Additionally: “While the rights of innocent parties must be protected the police should be prepared to act resolutely against those who are involved, those who assist the main perpetrators and any person or persons who hinder or attempt to obstruct the success of this operation. This government will stand firmly behind the police in all their lawful actions in this matter.”

He said the police were slowly but surely closing in on wanted criminals, “notwithstanding the rumors about various hit lists.”

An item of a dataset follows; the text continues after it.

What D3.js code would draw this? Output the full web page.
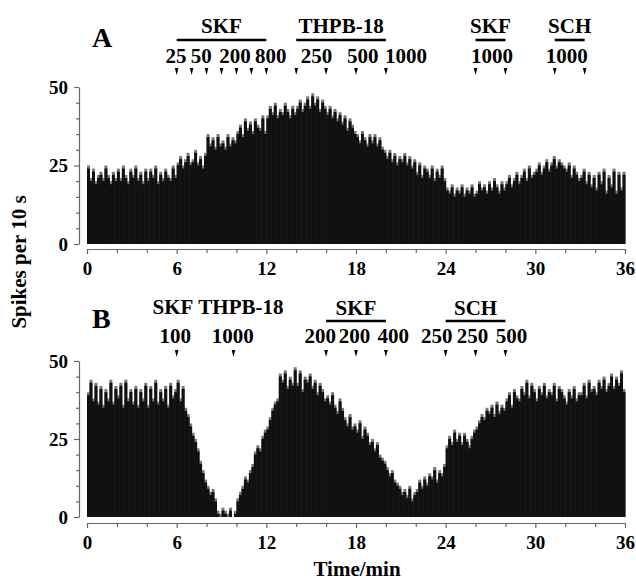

Remember, the year was 1998!

Finally: “To those of you, the criminals, who have inflicted the pain of the last few days on the people of this country, I promise you a tougher time than you ever imagined possible. The net will be stretched around you and slowly but surely close in to trap you—and terminate once and for all your unlawful activities. I promise you can run but you surely cannot hide. You shall find no hiding place . . . until peace is returned to our native land. The criminals may have started the battle but I assure you law and order will surely end the war!”

Clearly, before Operation Restore Confidence “persons deemed to be criminals” also met sudden death. Ask Balata’s Madam Sequine, whose guest house was the scene of a police shooting that left her living room submerged in a river of blood. A long delayed inquest was later abandoned!

In the prime minister’s own telling there were also “rumors of hit lists.” If indeed the Americans have evidence against our police or former government ministers why have they not passed it on to the government? Or if indeed they have, then why all the vague talk and no action? Why no reference at this time to the alleged gang-war casualties of 1998 through 2011?

I tell you, my fellow Saint Lucians, the truth would shock you. Meanwhile, the big question: Does our prime minister have the balls to do the right thing or will he continue to encourage wild speculation for political purpose? It goes without saying that it is high time the leaders of the United Workers Party, within and without the House, contributed to this particular discourse—in its own and the nation’s best interests.

Then again, Confucius he say: He who rides tiger cannot dismount!